• _Given exercise_: Restate the data exactly as given and keep the pictures out.

## start

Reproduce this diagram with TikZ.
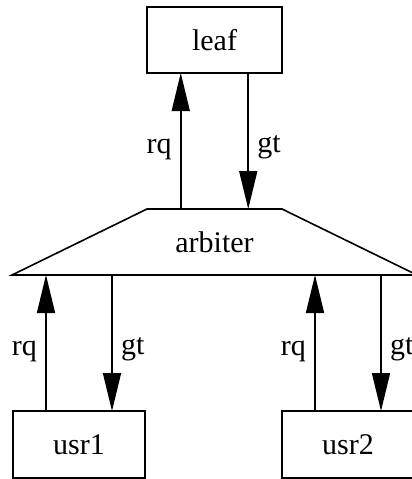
\documentclass[tikz,border=0pt]{standalone}
\usepackage{fontspec}
\setmainfont{Liberation Serif}
\usetikzlibrary{arrows.meta,calc}
\begin{document}
\begin{tikzpicture}[x=1pt,y=-1pt,
  every node/.style={font=\fontsize{30}{35}\selectfont},
  box/.style={draw,line width=1.6pt,outer sep=0pt,inner sep=0pt},
  arr/.style={line width=1.6pt,-{Triangle[length=38pt,width=18pt]}},
  lbl/.style={inner sep=0pt}]
\useasboundingbox (0,0) rectangle (412,479);
\fill[white] (0,0) rectangle (412,479);
\node[box,minimum width=135pt,minimum height=66pt] (leaf) at (214.5,40) {leaf};
\node[box,minimum width=132pt,minimum height=67pt] (usr1) at (79,444.5) {usr1};
\node[box,minimum width=132pt,minimum height=67pt] (usr2) at (348,444.5) {usr2};
\node[outer sep=0pt,inner sep=0pt,minimum width=405pt,minimum height=66pt] (arb) at (214.5,242) {arbiter};
\draw[line width=1.6pt,line join=miter]
  ($(arb.north)+(-67.5,0)$) -- ($(arb.north)+(67.5,0)$) -- (arb.south east) -- (arb.south west) -- cycle;
% anchor points
\coordinate (lq1) at ($(leaf.south west)!.25!(leaf.south east)$);
\coordinate (lq3) at ($(leaf.south west)!.75!(leaf.south east)$);
\coordinate (aq1) at ($(usr1.north west)!.25!(usr1.north east)$);
\coordinate (aq3) at ($(usr1.north west)!.75!(usr1.north east)$);
\coordinate (bq1) at ($(usr2.north west)!.25!(usr2.north east)$);
\coordinate (bq3) at ($(usr2.north west)!.75!(usr2.north east)$);
% top arrows
\draw[arr] (arb.north -| lq1) -- (lq1);
\draw[arr] (lq3) -- (arb.north -| lq3);
% bottom arrows
\draw[arr] (aq1) -- (arb.south -| aq1);
\draw[arr] (arb.south -| aq3) -- (aq3);
\draw[arr] (bq1) -- (arb.south -| bq1);
\draw[arr] (arb.south -| bq3) -- (bq3);
% labels
\node[lbl,anchor=east] (l1) at ($(lq1)+(-9,76)$) {rq};
\node[lbl,anchor=west] (l2) at ($(lq3)+(9,74)$) {gt};
\node[lbl,anchor=east] (l3) at ($(aq1)+(-9,-60)$) {rq};
\node[lbl,anchor=west] (l4) at ($(aq3)+(9,-62)$) {gt};
\node[lbl,anchor=east] (l5) at ($(bq1)+(-9,-60)$) {rq};
\node[lbl,anchor=west] (l6) at ($(bq3)+(9,-62)$) {gt};
\end{tikzpicture}
\end{document}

## end

• _Result_:
Reproduce this diagram with TikZ.
\documentclass[tikz,border=0pt]{standalone}
\usepackage{fontspec}
\setmainfont{Liberation Serif}
\usetikzlibrary{arrows.meta,calc}
\begin{document}
\begin{tikzpicture}[x=1pt,y=-1pt,
  every node/.style={font=\fontsize{30}{35}\selectfont},
  box/.style={draw,line width=1.6pt,outer sep=0pt,inner sep=0pt},
  arr/.style={line width=1.6pt,-{Triangle[length=38pt,width=18pt]}},
  lbl/.style={inner sep=0pt}]
\useasboundingbox (0,0) rectangle (412,479);
\fill[white] (0,0) rectangle (412,479);
\node[box,minimum width=135pt,minimum height=66pt] (leaf) at (214.5,40) {leaf};
\node[box,minimum width=132pt,minimum height=67pt] (usr1) at (79,444.5) {usr1};
\node[box,minimum width=132pt,minimum height=67pt] (usr2) at (348,444.5) {usr2};
\node[outer sep=0pt,inner sep=0pt,minimum width=405pt,minimum height=66pt] (arb) at (214.5,242) {arbiter};
\draw[line width=1.6pt,line join=miter]
  ($(arb.north)+(-67.5,0)$) -- ($(arb.north)+(67.5,0)$) -- (arb.south east) -- (arb.south west) -- cycle;
% anchor points
\coordinate (lq1) at ($(leaf.south west)!.25!(leaf.south east)$);
\coordinate (lq3) at ($(leaf.south west)!.75!(leaf.south east)$);
\coordinate (aq1) at ($(usr1.north west)!.25!(usr1.north east)$);
\coordinate (aq3) at ($(usr1.north west)!.75!(usr1.north east)$);
\coordinate (bq1) at ($(usr2.north west)!.25!(usr2.north east)$);
\coordinate (bq3) at ($(usr2.north west)!.75!(usr2.north east)$);
% top arrows
\draw[arr] (arb.north -| lq1) -- (lq1);
\draw[arr] (lq3) -- (arb.north -| lq3);
% bottom arrows
\draw[arr] (aq1) -- (arb.south -| aq1);
\draw[arr] (arb.south -| aq3) -- (aq3);
\draw[arr] (bq1) -- (arb.south -| bq1);
\draw[arr] (arb.south -| bq3) -- (bq3);
% labels
\node[lbl,anchor=east] (l1) at ($(lq1)+(-9,76)$) {rq};
\node[lbl,anchor=west] (l2) at ($(lq3)+(9,74)$) {gt};
\node[lbl,anchor=east] (l3) at ($(aq1)+(-9,-60)$) {rq};
\node[lbl,anchor=west] (l4) at ($(aq3)+(9,-62)$) {gt};
\node[lbl,anchor=east] (l5) at ($(bq1)+(-9,-60)$) {rq};
\node[lbl,anchor=west] (l6) at ($(bq3)+(9,-62)$) {gt};
\end{tikzpicture}
\end{document}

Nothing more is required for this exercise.